**WHAT IS NEEDED:** Reproduce every record below exactly as written, but leave out any pictures.
>> BEGIN ITEMS
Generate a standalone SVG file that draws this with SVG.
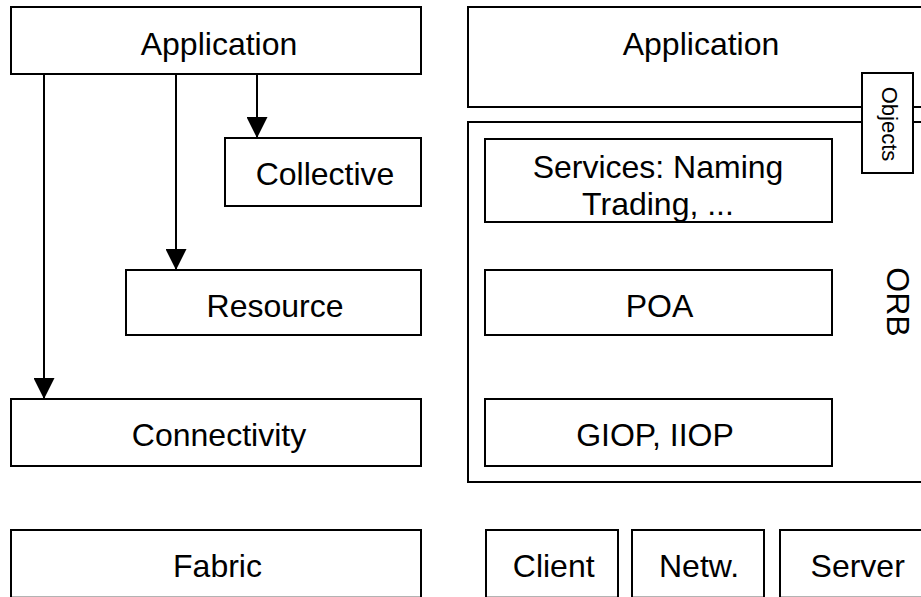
<svg xmlns="http://www.w3.org/2000/svg" width="921" height="597" viewBox="0 0 921 597">
<style>
.b{fill:#fff;stroke:#000;stroke-width:2}
.t{font-family:"Liberation Sans",Arial,sans-serif;font-size:32px;fill:#000;text-anchor:middle}
.s{font-size:22px}
.c{stroke:#000;stroke-width:2;fill:none}
</style>
<defs>
<marker id="ah" markerUnits="userSpaceOnUse" markerWidth="22" markerHeight="21" refX="21" refY="10.5" orient="auto" viewBox="0 0 21 21">
<path d="M0,0 L21,10.5 L0,21 z" fill="#000"/>
</marker>
</defs>
<rect width="921" height="597" fill="#fff"/>
<g id="app-left"><rect class="b" x="11" y="7" width="410" height="67"/><text class="t" x="219" y="55">Application</text></g>
<g id="collective"><rect class="b" x="225" y="138" width="196" height="68"/><text class="t" x="325" y="185">Collective</text></g>
<g id="resource"><rect class="b" x="126" y="270" width="295" height="65"/><text class="t" x="275" y="317">Resource</text></g>
<g id="connectivity"><rect class="b" x="11" y="399" width="410" height="67"/><text class="t" x="219" y="446">Connectivity</text></g>
<g id="fabric"><rect class="b" x="11" y="530" width="410" height="67.7"/><text class="t" x="217.5" y="577">Fabric</text></g>
<g id="app-right"><rect class="b" x="468" y="7" width="466" height="100"/><text class="t" x="701" y="55">Application</text></g>
<g id="orb"><rect class="b" x="468" y="122" width="466" height="360"/><text class="t" transform="translate(887,302) rotate(90)" x="0" y="0">ORB</text></g>
<g id="objects"><rect class="b" x="862" y="73" width="51" height="100"/><text class="t s" transform="translate(882,124) rotate(90)" x="0" y="0">Objects</text></g>
<g id="services"><rect class="b" x="485" y="139" width="347" height="83"/><text class="t" x="658" y="178">Services: Naming</text><text class="t" x="658" y="215">Trading, ...</text></g>
<g id="poa"><rect class="b" x="485" y="270" width="347" height="65"/><text class="t" x="659.5" y="317">POA</text></g>
<g id="giop"><rect class="b" x="485" y="399" width="347" height="67"/><text class="t" x="655" y="446">GIOP, IIOP</text></g>
<g id="client"><rect class="b" x="486" y="530" width="132" height="67.7"/><text class="t" x="553.7" y="577">Client</text></g>
<g id="netw"><rect class="b" x="632" y="530" width="132" height="67.7"/><text class="t" x="699" y="577">Netw.</text></g>
<g id="server"><rect class="b" x="780" y="530" width="156" height="67.7"/><text class="t" x="857.7" y="577">Server</text></g>
<g id="connectors">
<line class="c" x1="44" y1="74" x2="44" y2="399" marker-end="url(#ah)"/>
<line class="c" x1="176" y1="74" x2="176" y2="270" marker-end="url(#ah)"/>
<line class="c" x1="257" y1="74" x2="257" y2="138" marker-end="url(#ah)"/>
</g>
</svg>
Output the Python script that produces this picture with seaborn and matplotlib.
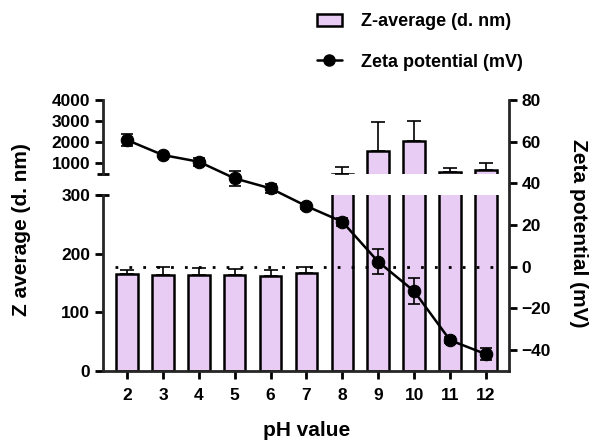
>> END ITEMS
**SOLUTION FOR THIS TASK:**
Generate a standalone SVG file that draws this with SVG.
<svg xmlns="http://www.w3.org/2000/svg" width="921" height="597" viewBox="0 0 921 597">
<style>
.b{fill:#fff;stroke:#000;stroke-width:2}
.t{font-family:"Liberation Sans",Arial,sans-serif;font-size:32px;fill:#000;text-anchor:middle}
.s{font-size:22px}
.c{stroke:#000;stroke-width:2;fill:none}
</style>
<defs>
<marker id="ah" markerUnits="userSpaceOnUse" markerWidth="22" markerHeight="21" refX="21" refY="10.5" orient="auto" viewBox="0 0 21 21">
<path d="M0,0 L21,10.5 L0,21 z" fill="#000"/>
</marker>
</defs>
<rect width="921" height="597" fill="#fff"/>
<g id="app-left"><rect class="b" x="11" y="7" width="410" height="67"/><text class="t" x="219" y="55">Application</text></g>
<g id="collective"><rect class="b" x="225" y="138" width="196" height="68"/><text class="t" x="325" y="185">Collective</text></g>
<g id="resource"><rect class="b" x="126" y="270" width="295" height="65"/><text class="t" x="275" y="317">Resource</text></g>
<g id="connectivity"><rect class="b" x="11" y="399" width="410" height="67"/><text class="t" x="219" y="446">Connectivity</text></g>
<g id="fabric"><rect class="b" x="11" y="530" width="410" height="67.7"/><text class="t" x="217.5" y="577">Fabric</text></g>
<g id="app-right"><rect class="b" x="468" y="7" width="466" height="100"/><text class="t" x="701" y="55">Application</text></g>
<g id="orb"><rect class="b" x="468" y="122" width="466" height="360"/><text class="t" transform="translate(887,302) rotate(90)" x="0" y="0">ORB</text></g>
<g id="objects"><rect class="b" x="862" y="73" width="51" height="100"/><text class="t s" transform="translate(882,124) rotate(90)" x="0" y="0">Objects</text></g>
<g id="services"><rect class="b" x="485" y="139" width="347" height="83"/><text class="t" x="658" y="178">Services: Naming</text><text class="t" x="658" y="215">Trading, ...</text></g>
<g id="poa"><rect class="b" x="485" y="270" width="347" height="65"/><text class="t" x="659.5" y="317">POA</text></g>
<g id="giop"><rect class="b" x="485" y="399" width="347" height="67"/><text class="t" x="655" y="446">GIOP, IIOP</text></g>
<g id="client"><rect class="b" x="486" y="530" width="132" height="67.7"/><text class="t" x="553.7" y="577">Client</text></g>
<g id="netw"><rect class="b" x="632" y="530" width="132" height="67.7"/><text class="t" x="699" y="577">Netw.</text></g>
<g id="server"><rect class="b" x="780" y="530" width="156" height="67.7"/><text class="t" x="857.7" y="577">Server</text></g>
<g id="connectors">
<line class="c" x1="44" y1="74" x2="44" y2="399" marker-end="url(#ah)"/>
<line class="c" x1="176" y1="74" x2="176" y2="270" marker-end="url(#ah)"/>
<line class="c" x1="257" y1="74" x2="257" y2="138" marker-end="url(#ah)"/>
</g>
</svg>
Output the Python script that produces this picture with seaborn and matplotlib.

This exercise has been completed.